Vu la procédure suivante :
Procédure contentieuse antérieure
M. A... a demandé au tribunal administratif de Grenoble d'annuler pour excès de pouvoir l'arrêté du 11 février 2022 par lequel le préfet de l'Isère lui a fait obligation de quitter sans délai le territoire français et prononcé une interdiction de retour d'une durée de trois ans, et de mettre à la charge de l'Etat le versement à son conseil d'une somme de 800 euros au titre des frais liés au litige.

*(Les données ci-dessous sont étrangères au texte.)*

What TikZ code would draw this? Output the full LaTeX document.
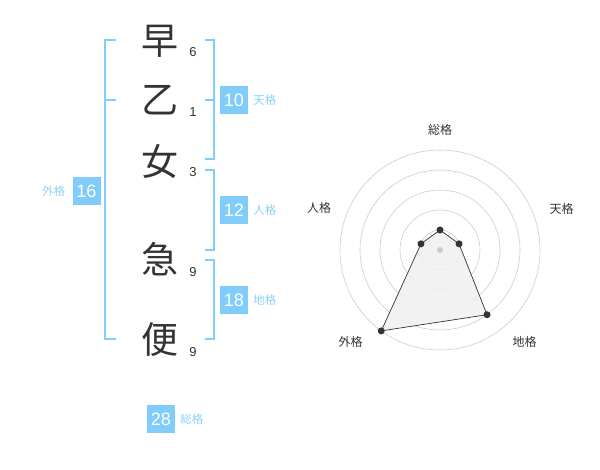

Par un jugement n° 2200906 du 4 mars 2022, le magistrat désigné par le président du tribunal administratif de Grenoble a rejeté ses demandes.
Procédure devant la cour
Par une requête enregistrée le 21 mars 2022, M. A..., représenté par Me Martin, demande à la cour :
1°) d'annuler ce jugement ;
2°) d'annuler pour excès de pouvoir l'arrêté du préfet de l'Isère du 11 février 2022 ;
3°) de mettre à la charge de l'Etat le versement à son conseil de la somme de 800 euros au titre de l'article L. 761-1 du code de justice administrative et de l'article 37 de la loi du 10 juillet 1991.
Il soutient que :
- le magistrat désigné n'a ni visé ni répondu à son moyen tiré de la méconnaissance de l'article 6 de la convention européenne de sauvegarde des droits de l'homme et des libertés fondamentales ;
- il n'a pas bénéficié d'une procédure équitable, au regard de l'article 6 de la convention européenne des droits de l'homme, dès lors que son avocat n'a été désigné que la veille de l'audience et qu'aucune communication n'a pu avoir lieu compte tenu de son incarcération, ce qui implique l'annulation de l'arrêté attaqué par voie de conséquence ;
- l'obligation de quitter le territoire français méconnaît l'article 8 de la convention européenne de sauvegarde des droits de l'homme et des libertés fondamentales ;
- elle procède en outre d'une erreur manifeste d'appréciation ;
- l'illégalité de la mesure d'éloignement entraîne l'illégalité de l'interdiction de retour sur le territoire français ;
- l'interdiction de retour est insuffisamment motivée et procède d'un défaut d'examen particulier ;
- sa durée est disproportionnée ;
- cette décision méconnaît l'article 8 de la convention européenne de sauvegarde des droits de l'homme et des libertés fondamentales ;
- elle est entachée d'erreur manifeste d'appréciation.
La requête a été communiquée au préfet de l'Isère, qui n'a pas produit de mémoire en défense.
La demande d'aide juridictionnelle de M. A... a été rejetée par une décision du 3 août 2022.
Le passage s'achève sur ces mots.